Attentats : en quoi consiste l'urgence médico-psychologique ?
Dans le cadre de catastrophes ou d’attentats, les cellules d’urgence médico-psychologique (CUMP) interviennent dans la prise en charge précoce des blessés psychiques. Pour expliquer en quoi consiste ces interventions, nous avions reçu après les attentats de Paris du 13 novembre 2015 Hélène Romano, psychologue clinicienne, spécialiste en psychopathologie de l'enfant et référent de la cellule d'urgence médico-psychologique (CUMP) du Val-de-Marne.
Comme l’ont relaté de nombreux médias, les victimes reçues durant le week-end par les CUMP étaient dans un état de sidération, de prostration.
"Pour les gens qui étaient très directement impliqués, sur les zones où il y a eu des attentats, le rôle des psys d’urgence est d’apprendre à mettre des mots sur les émotions, pour qu’un récit puisse se faire", explique le Dr Romano. "C’est pour cela que n’importe qui ne peut pas intervenir, et que des gens pleins de bonne volonté [font parfois mal] en voulant bien faire, et mettant des mots au mauvais moment, ou en déshumanisant les victimes."
Les études menées sur l’importance de la prise en charge "montrent que les personnes mal prises en charge [présentent, à terme], plus de troubles", ce qui justifie ce type de prise en charge très spécialisée et systématique en cas d’attentats.
"Passé l’urgence, il y a d’autres drames, d’autres catastrophes.

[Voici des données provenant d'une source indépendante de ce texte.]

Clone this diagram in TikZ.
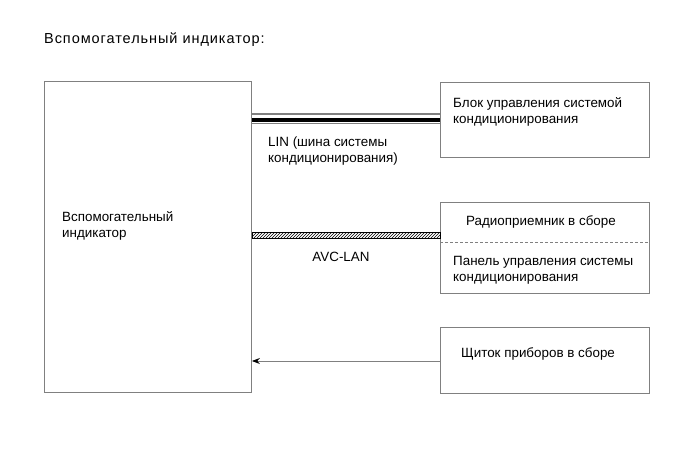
\documentclass[tikz,border=0pt]{standalone}
\usepackage{fontspec}
\setmainfont{Liberation Sans}
\usetikzlibrary{patterns,arrows.meta}
\definecolor{bord}{RGB}{128,128,128}
\begin{document}
\begin{tikzpicture}[x=1pt,y=-1pt,
  box/.style={draw=bord,line width=0.9pt,rectangle,inner sep=0pt,anchor=north west},
  lbl/.style={anchor=base west,inner sep=0pt,font=\fontsize{13.4}{16}\selectfont},
  lblc/.style={anchor=base,inner sep=0pt,font=\fontsize{13.4}{16}\selectfont}]
\useasboundingbox (0,0) rectangle (690,465);
\node[lbl,font=\fontsize{14.5}{17}\selectfont\addfontfeature{LetterSpace=6.5}] (title) at (44,44) {Вспомогательный индикатор:};
% boxes
\node[box,minimum width=207pt,minimum height=311pt] (lb) at (44,81) {};
\node[box,minimum width=209pt,minimum height=75pt] (b1) at (440,82) {};
\node[box,minimum width=209pt,minimum height=91pt] (b2) at (440,202) {};
\node[box,minimum width=209pt,minimum height=66pt] (b3) at (440,327) {};
% texts
\node[lbl] (lbt1) at (62,221) {Вспомогательный};
\node[lbl] (lbt2) at (62,237) {индикатор};
\node[lbl] (b1t1) at (453,108) {Блок управления системой};
\node[lbl] (b1t2) at (453,124) {кондиционирования};
\node[lbl] (b2t1) at (466,225) {Радиоприемник в сборе};
\node[lbl] (b2t2) at (453,265) {Панель управления системы};
\node[lbl] (b2t3) at (453,281) {кондиционирования};
\node[lbl] (b3t1) at (461,357) {Щиток приборов в сборе};
\node[lbl] (lin1) at (268,147) {LIN (шина системы};
\node[lbl] (lin2) at (268,163) {кондиционирования)};
\node[lblc] (avc) at (341,261) {AVC-LAN};
% dashed divider in b2
\draw[bord,line width=0.7pt,dash pattern=on 3pt off 2pt] (b2.west |- 0,242) -- (b2.east |- 0,242);
% LIN bus
\draw[bord,line width=1.3pt] (lb.east |- 0,114) -- (b1.west |- 0,114);
\draw[black,line width=3.5pt] (lb.east |- 0,120) -- (b1.west |- 0,120);
\draw[bord,line width=1.2pt] (lb.east |- 0,123.6) -- (b1.west |- 0,123.6);
% AVC-LAN hatched
\draw[black,line width=0.7pt,pattern=north east lines] (lb.east |- 0,232) rectangle (b2.west |- 0,238);
% arrow
\draw[bord,line width=1pt,-{Stealth[black,length=8pt,width=6pt]}] (b3.west |- 0,361) -- (lb.east |- 0,361);
\end{tikzpicture}
\end{document}
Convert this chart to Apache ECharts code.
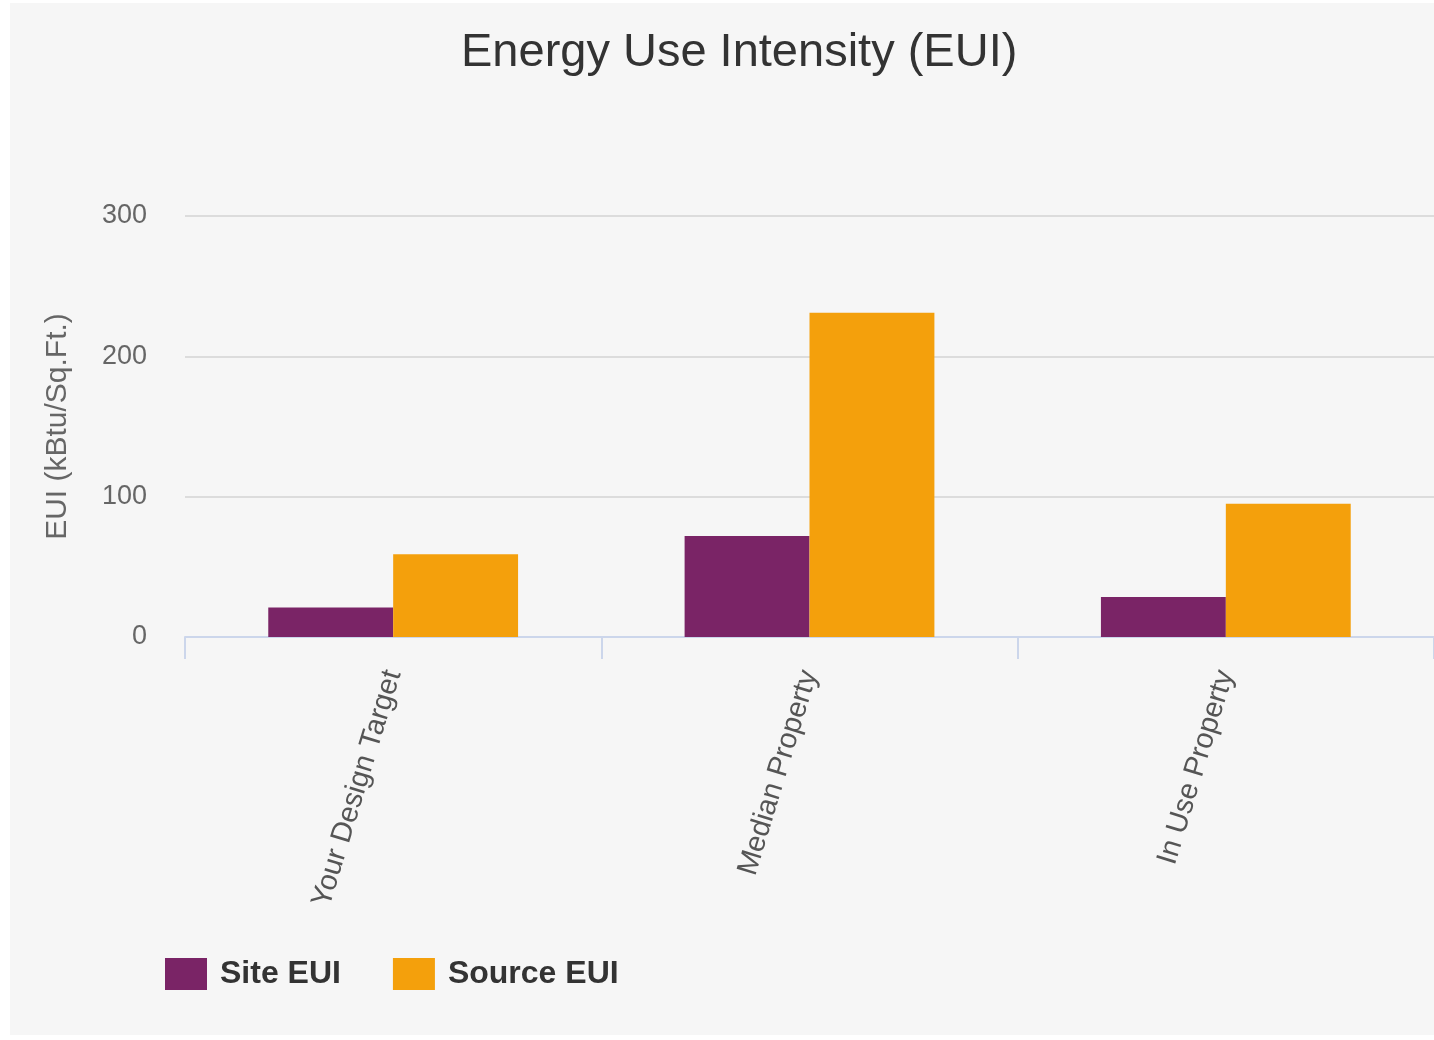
<!DOCTYPE html>
<html>
<head>
<meta charset="utf-8">
<script src="https://cdn.jsdelivr.net/npm/echarts@6/dist/echarts.min.js"></script>
<style>
html,body{margin:0;padding:0;background:#ffffff;}
#chart{width:1434px;height:1040px;}
</style>
</head>
<body>
<div id="chart"></div>
<script>
const categories = ['Your Design Target', 'Median Property', 'In Use Property'];
const siteEUI = [21, 72, 28.5];
const sourceEUI = [59, 231, 95];
const seriesNames = ['Site EUI', 'Source EUI'];

const chart = echarts.init(document.getElementById('chart'));
chart.setOption({
  backgroundColor: '#ffffff',
  animation: false,
  graphic: [{
    type: 'rect', z: -100, silent: true,
    shape: { x: 10, y: 3, width: 1424, height: 1032 },
    style: { fill: '#f6f6f6' }
  }],
  title: {
    text: 'Energy Use Intensity (EUI)',
    left: 456,
    top: 25,
    textStyle: { fontFamily: 'Liberation Sans', fontSize: 47, fontWeight: 'normal', color: '#333333' }
  },
  legend: {
    data: seriesNames,
    left: 160,
    top: 953,
    itemWidth: 42,
    itemHeight: 32,
    itemGap: 52,
    icon: 'rect',
    textStyle: { fontFamily: 'Liberation Sans', fontSize: 32, fontWeight: 'bold', color: '#333333', padding: [0, 0, 0, 8] }
  },
  grid: { left: 185, right: 0, top: 216, bottom: 403, containLabel: false },
  xAxis: {
    type: 'category',
    data: categories,
    axisLine: { show: true, lineStyle: { color: '#ccd6eb', width: 2 } },
    axisTick: { show: true, length: 22, lineStyle: { color: '#ccd6eb', width: 2 } },
    axisLabel: { rotate: 73, margin: 34, fontFamily: 'Liberation Sans', fontSize: 29, color: '#555555', interval: 0 }
  },
  yAxis: {
    type: 'value',
    min: 0, max: 300, interval: 100,
    name: 'EUI (kBtu/Sq.Ft.)',
    nameLocation: 'middle',
    nameRotate: 90,
    nameGap: 112,
    nameTextStyle: { fontFamily: 'Liberation Sans', fontSize: 30, color: '#666666' },
    axisLine: { show: false },
    axisTick: { show: false },
    axisLabel: { margin: 38, fontFamily: 'Liberation Sans', fontSize: 27, color: '#666666', verticalAlign: 'middle', padding: [10, 0, 0, 0] },
    splitLine: { lineStyle: { color: '#dcdcdc', width: 2 } }
  },
  series: [
    { name: seriesNames[0], type: 'bar', data: siteEUI, barGap: '0%', barCategoryGap: '40%', itemStyle: { color: '#7a2466' } },
    { name: seriesNames[1], type: 'bar', data: sourceEUI, barGap: '0%', barCategoryGap: '40%', itemStyle: { color: '#f4a00c' } }
  ]
});
</script>
</body>
</html>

Dans ces situations, les personnes restent très seules", alerte la psychologue. "Il faut penser les choses dans le temps […], car on a des gens qui peuvent s’effondrer plus tard." Elle encourage les personnes en souffrance à se tourner vers leur médecin généraliste pour en parler. "Les gens peuvent aussi aller voir un psy, mais dans ce cas, il faut que ce soit un psy formé", explique-t-elle, alertant sur le fait qu’il "y a beaucoup de psys auto-proclamés victimologues, avec de vrais risques de dérives sectaires".
Choqués derrière nos écrans
"Plus le temps avance, plus les personnes se restaurent psychiquement", témoigne Hélène Romano, qui insiste sur le fait "[qu’il] n’y a pas nécessairement besoin de tout psychiatriser". Elle pense en particulier aux personnes indirectement impliquées dans les attentats : les citoyens derrière leur écran, des personnes présents dans la rue mais qui n’ont pas été directement témoins… "Des réactions de peur, d’émotion, [de deuil], sont très adaptées", juge-t-elle. "Il faut réapprendre que l’on a des réactions, face à la souffrance, qui nous aident à tenir qu’il ne faut surtout pas diaboliser. [En revanche], il ne faut pas être seul face à cette peur."
"Ce drame doit permettre une prise de conscience politique et sociétale pour une éthique de la prise en charge de la souffrance psychique. Il faut que l’on réapprenne à gérer notre stress, que l’on réapprenne à gérer nos angoisses, nos peurs, qu’on apprenne que dans la vie il y a de la souffrance. [Mais aussi] que l’on n’est pas condamné à souffrir : on peut aussi avoir des ressources personnelles, familiales, collectives pour s’en sortir".
Ce n’est qu’au-delà d’un mois, souligne le Dr Romano , que l’on peut parler de "troubles post-traumatiques" ; auparavant, "il ne faut pas pathologiser" les personnes, "ni les infantiliser".